Geodynamic Controls on Basaltic Volcanism in the Arabian Peninsula: Evolution of Harrat Uwayrid, Saudi Arabia

Abstract

AbstractBasaltic lavas from Harrat Uwayrid, Saudi Arabia, record the evolving magmatic and tectonic context of the Arabian Peninsula from at least the mid‐Miocene to the present day. New 40Ar/39Ar ages spanning from the mid to late Miocene reveal that mid‐Miocene mafic volcanism formed a large, subalkaline volcanic plateau parallel to Red Sea rifts. Subsequent volumetrically subordinate late Miocene‐Quaternary alkaline volcanism erupted monogenetic cinder cones roughly orthogonal to the earlier volcanic field. The source region for all samples was affected by both fluid and silicate metasomatism; inferred mantle mineral assemblages include amphibole for mid‐Miocene lavas and phlogopite for late Miocene‐Quaternary samples. Calculated melting depths become shallower with time across the Miocene volcanic episode (∼20–15 Ma) but become deeper in the late Miocene to Quaternary (∼10–0 Ma), indicating melting pressures and temperatures significantly higher than those recorded in Miocene lavas despite progressive lithospheric thinning.

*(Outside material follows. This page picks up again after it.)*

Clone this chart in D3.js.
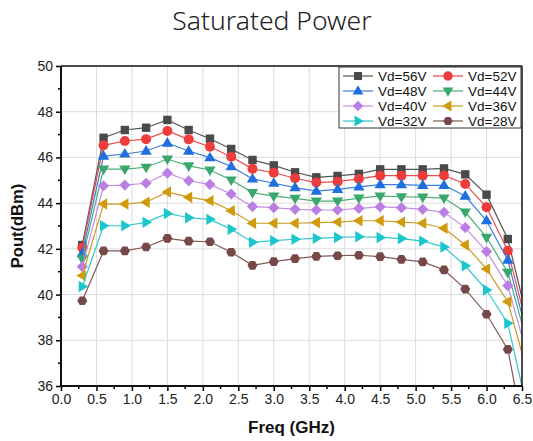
<!DOCTYPE html>
<html><head><meta charset="utf-8">
<script src="https://cdn.jsdelivr.net/npm/d3@7"></script>
<style>html,body{margin:0;padding:0;background:#fff;}svg{display:block;}</style>
</head><body>
<script>
const freqs = [0.3,0.6,0.9,1.2,1.5,1.8,2.1,2.4,2.7,3.0,3.3,3.6,3.9,4.2,4.5,4.8,5.1,5.4,5.7,6.0,6.3,6.6];
const seriesNames = ["Vd=56V","Vd=52V","Vd=48V","Vd=44V","Vd=40V","Vd=36V","Vd=32V","Vd=28V"];
const vd56 = [42.17,46.86,47.2,47.3,47.64,47.2,46.82,46.37,45.89,45.65,45.35,45.13,45.19,45.28,45.48,45.48,45.48,45.52,45.26,44.37,42.43,38.6];
const vd52 = [42.05,46.53,46.72,46.8,47.16,46.79,46.47,46.03,45.5,45.33,45.09,44.9,44.94,45.06,45.2,45.2,45.2,45.21,44.84,43.82,41.92,38.25];
const vd48 = [41.8,46.06,46.15,46.28,46.63,46.28,45.99,45.6,45.06,44.87,44.68,44.53,44.6,44.71,44.81,44.81,44.78,44.78,44.31,43.23,41.51,37.9];
const vd44 = [41.56,45.49,45.49,45.57,45.93,45.63,45.45,45.01,44.46,44.31,44.21,44.09,44.09,44.22,44.31,44.28,44.26,44.22,43.61,42.5,40.97,37.6];
const vd40 = [41.22,44.76,44.79,44.87,45.31,44.98,44.82,44.4,43.85,43.8,43.73,43.7,43.7,43.77,43.84,43.8,43.73,43.6,42.93,41.88,40.39,37.05];
const vd36 = [40.83,43.96,43.96,44.04,44.49,44.26,44.11,43.67,43.12,43.12,43.12,43.15,43.17,43.23,43.23,43.17,43.12,42.9,42.17,41.12,39.69,36.3];
const vd32 = [40.35,43.01,43.01,43.16,43.55,43.36,43.29,42.86,42.29,42.36,42.42,42.46,42.5,42.53,42.5,42.45,42.34,42.08,41.26,40.2,38.74,34.6];
const vd28 = [39.73,41.91,41.91,42.08,42.46,42.34,42.31,41.85,41.28,41.44,41.57,41.67,41.7,41.72,41.66,41.54,41.43,41.08,40.24,39.14,37.6,32.8];
const seriesValues = [vd56,vd52,vd48,vd44,vd40,vd36,vd32,vd28];
const xTicks = [0.0,0.5,1.0,1.5,2.0,2.5,3.0,3.5,4.0,4.5,5.0,5.5,6.0,6.5];
const yTicks = [36,38,40,42,44,46,48,50];
const colors = ["#4a4a4a","#ee3b3b","#1f6fde","#3aa86c","#bb7fe3","#cf9a0c","#1cc6cc","#774848"];
const lineColors = ["#555555","#ee4a4a","#3a7ee0","#4bad77","#c08ee6","#cc9a20","#30c8cc","#805858"];
const shapes = ["square","circle","triUp","triDown","diamond","triLeft","triRight","hexagon"];

const W = 533, H = 441;
const m = {left:61, right:522, top:66, bottom:386};
const svg = d3.select("body").append("svg").attr("width",W).attr("height",H);
const x = d3.scaleLinear().domain([0,6.5]).range([m.left,m.right]);
const y = d3.scaleLinear().domain([36,50]).range([m.bottom,m.top]);

function shapePath(s, r){
  r = r || 1;
  switch(s){
    case "square": { const a=4.2*r; return `M${-a},${-a}H${a}V${a}H${-a}Z`; }
    case "circle": { const a=5*r; return `M${a},0A${a},${a} 0 1,1 ${-a},0A${a},${a} 0 1,1 ${a},0Z`; }
    case "diamond": { const a=5.6*r; return `M0,${-a}L${a},0L0,${a}L${-a},0Z`; }
    case "hexagon": { const a=5*r; let p=""; for(let i=0;i<6;i++){const t=Math.PI/3*i; p+=(i?"L":"M")+(a*Math.cos(t)).toFixed(2)+","+(a*Math.sin(t)).toFixed(2);} return p+"Z"; }
    default: {
      const a=6*r;
      const pts=[[0,-a],[a*0.95,a*0.6],[-a*0.95,a*0.6]];
      const rot = {triUp:0,triDown:180,triLeft:-90,triRight:90}[s];
      const t=rot*Math.PI/180;
      return "M"+pts.map(p=>[(p[0]*Math.cos(t)-p[1]*Math.sin(t)).toFixed(2),(p[0]*Math.sin(t)+p[1]*Math.cos(t)).toFixed(2)].join(",")).join("L")+"Z";
    }
  }
}

// title
svg.append("text").attr("x",272).attr("y",30).attr("text-anchor","middle")
  .attr("font-family","'Noto Sans', 'DejaVu Sans', sans-serif").attr("font-weight",300)
  .attr("font-size",26.5).attr("fill","#222").text("Saturated Power");

// grid
const g = svg.append("g");
g.selectAll(".gx").data(xTicks.filter(d=>d>0&&d<6.5)).enter().append("line")
  .attr("x1",d=>x(d)).attr("x2",d=>x(d)).attr("y1",m.top).attr("y2",m.bottom)
  .attr("stroke","#dcdcdc").attr("stroke-width",1);
g.selectAll(".gy").data(yTicks.filter(d=>d>36&&d<50)).enter().append("line")
  .attr("x1",m.left).attr("x2",m.right).attr("y1",d=>y(d)).attr("y2",d=>y(d))
  .attr("stroke","#dcdcdc").attr("stroke-width",1);

// clip
svg.append("clipPath").attr("id","clip").append("rect")
  .attr("x",m.left).attr("y",m.top).attr("width",m.right-m.left).attr("height",m.bottom-m.top);

const plot = svg.append("g").attr("clip-path","url(#clip)");
const line = d3.line().x((d,i)=>x(freqs[i])).y(d=>y(d));
seriesValues.forEach((vals,si)=>{
  const sg = plot.append("g");
  sg.append("path").attr("d",line(vals)).attr("fill","none")
    .attr("stroke",lineColors[si]).attr("stroke-width",1.2);
  sg.selectAll("path.mk").data(vals.map((v,i)=>[freqs[i],v]).filter(d=>d[0]<=6.5)).enter()
    .append("path").attr("class","mk")
    .attr("transform",d=>`translate(${x(d[0])},${y(d[1])})`)
    .attr("d",shapePath(shapes[si])).attr("fill",colors[si]);
});

// axes
const fontAx = "'Liberation Sans', Arial, sans-serif";
const xAxis = d3.axisBottom(x).tickValues(xTicks).tickFormat(d3.format(".1f")).tickSize(5).tickPadding(3);
const gx = svg.append("g").attr("transform",`translate(0,${m.bottom})`).call(xAxis);
gx.select(".domain").remove();
gx.selectAll(".tick line").attr("stroke","#000").attr("stroke-width",1.5);
gx.selectAll("text").attr("font-family",fontAx).attr("font-size",14).attr("fill","#222");
const xMinor = d3.range(0.25,6.5,0.5);
svg.selectAll(".xmin").data(xMinor).enter().append("line")
  .attr("x1",d=>x(d)).attr("x2",d=>x(d)).attr("y1",m.bottom).attr("y2",m.bottom+3)
  .attr("stroke","#000").attr("stroke-width",1.5);

const yAxis = d3.axisLeft(y).tickValues(yTicks).tickSize(5).tickPadding(3);
const gy = svg.append("g").attr("transform",`translate(${m.left},0)`).call(yAxis);
gy.select(".domain").remove();
gy.selectAll(".tick line").attr("stroke","#000").attr("stroke-width",1.5);
gy.selectAll("text").attr("font-family",fontAx).attr("font-size",14).attr("fill","#222");
const yMinor = d3.range(37,50,2);
svg.selectAll(".ymin").data(yMinor).enter().append("line")
  .attr("x1",m.left-3).attr("x2",m.left).attr("y1",d=>y(d)).attr("y2",d=>y(d))
  .attr("stroke","#000").attr("stroke-width",1.5);

// frame
svg.append("line").attr("x1",m.left).attr("x2",m.right).attr("y1",m.top).attr("y2",m.top).attr("stroke","#111").attr("stroke-width",1.5);
svg.append("line").attr("x1",m.right).attr("x2",m.right).attr("y1",m.top).attr("y2",m.bottom).attr("stroke","#111").attr("stroke-width",1.5);
svg.append("line").attr("x1",m.left).attr("x2",m.left).attr("y1",m.top).attr("y2",m.bottom+1).attr("stroke","#111").attr("stroke-width",2);
svg.append("line").attr("x1",m.left-1).attr("x2",m.right).attr("y1",m.bottom).attr("y2",m.bottom).attr("stroke","#111").attr("stroke-width",2);

// axis titles
svg.append("text").attr("x",(m.left+m.right)/2).attr("y",433).attr("text-anchor","middle")
  .attr("font-family",fontAx).attr("font-weight","bold").attr("font-size",17).attr("fill","#111").text("Freq (GHz)");
svg.append("text").attr("transform",`translate(23,${(m.top+m.bottom)/2}) rotate(-90)`).attr("text-anchor","middle")
  .attr("font-family",fontAx).attr("font-weight","bold").attr("font-size",16.5).attr("fill","#111").text("Pout(dBm)");

// legend
const lg = svg.append("g");
lg.append("rect").attr("x",339).attr("y",m.top+1).attr("width",m.right-339-1).attr("height",61)
  .attr("fill","#fff").attr("stroke","#333").attr("stroke-width",1);
seriesNames.forEach((name,i)=>{
  const col = i%2, row = Math.floor(i/2);
  const lx = 343 + col*90, ly = 76 + row*15;
  lg.append("line").attr("x1",lx).attr("x2",lx+30).attr("y1",ly).attr("y2",ly)
    .attr("stroke",lineColors[i]).attr("stroke-width",1.2);
  lg.append("path").attr("transform",`translate(${lx+15},${ly})`).attr("d",shapePath(shapes[i],0.95)).attr("fill",colors[i]);
  lg.append("text").attr("x",lx+35).attr("y",ly+5).attr("font-family",fontAx).attr("font-size",13.5)
    .attr("fill","#111").text(name);
});
</script>
</body></html>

We offer a two‐stage model for the formation of Harrat Uwayrid: (a) Early‐ and mid‐Miocene rifting associated with the Red Sea opening facilitated adiabatic melting of uppermost mantle lithosphere to form the early volcanic plateau and (b) Plate motion changes in the mid‐ and late‐Miocene initiated the Dead Sea Fault and destabilized a dense pyroxenitic lower lithosphere leading to foundering or lithospheric drip beneath Harrat Uwayrid that allowed deep lithospheric melting and formed the young volatile‐rich eruptives.